As someone who knows the next five moves in a chess game before they happen, he can already see the Waco incident coming before ever even reading Koresh's name in a file. Shannon does tremendous subtle work, letting the negotiator's patience dwindle slowly and his passion for preserving lives--even the lives of the supposed "enemy"--boil over into outbursts or discord that might take place in any high-stakes office setting. Shannon maintains throughout, even in the final scenes where it becomes clear that the unthinkable has become inevitable, that to Noesner the Waco case is a job, and he is a professional.

Going into the writer's room for "Waco," creators Drew and John Erick Dowdle--purveyors of claustrophobic, tense thrillers like As Above, So Below and No Escape--were tasked with taking the 51-day standoff in Waco and condensing it to a somewhat traditional six-episode arc. With that constraint to the pace of the series, it's actually quite remarkable that we get as much staging ground and organic development of our lead characters as we do. Gary Noesner's involvement in the similarly disgraceful Ruby Ridge incident is an important building block that signals the audience that the FBI and ATF are not bastions of truth or justice in this story. I will concede that while John Leguizamo's portrayal of a conflicted undercover ATF agent in the early stages of the investigation is one of the actor's best pieces of work in years, it comes to very little consequence once bullets and scripture starts flying. It is smart narrative architecture to portray the Branch Davidian way of life through the eyes of newcomer Thibodeau, and Rory Culkin does fantastic work in the role, but I wonder how the portrayal of the federal agents may have felt if given a similar audience-surrogate character. Would an audience accept the FBI's actions as freely as the Branch Davidians' if half the series was through the eyes of an idealistic, wide-eyed agent? At very least, more perspective from Shea Wigham and Glenn Fleshler's outright villainous FBI coordinators might have helped the series feel less like a season of "Justified" in spots.

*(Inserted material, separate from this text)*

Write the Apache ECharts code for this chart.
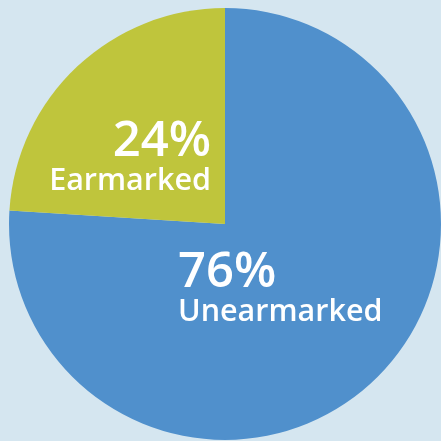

Ultimately, I was proved wrong by "Waco." Though based on haunting and heartbreaking developments, it's undeniably a binge-able, engrossing piece of television. A steamrolling locomotive of pure dread in its best spots, it had me sneering and muttering at the screen when terrible decisions were made and cowardly choices became irreversible. At other points, particularly near the climax, the depiction leaned toward bits of cynical manipulation, but that's hardly a crime when David Koresh is your subject, is it? While the series succeeds in delving into a frank discussion of the FBI and ATF's raw need to land a big headline-grabbing case (due process and innocent lives be damned), I did find it a tad irresponsible in going so light on the Branch Davidians' raw need to consolidate lethal force and provoke their foreseen "bloodletting" (federal law and innocent lives be damned). But it was undeniably compelling, even if I feel like I need a shower after calling it "entertainment."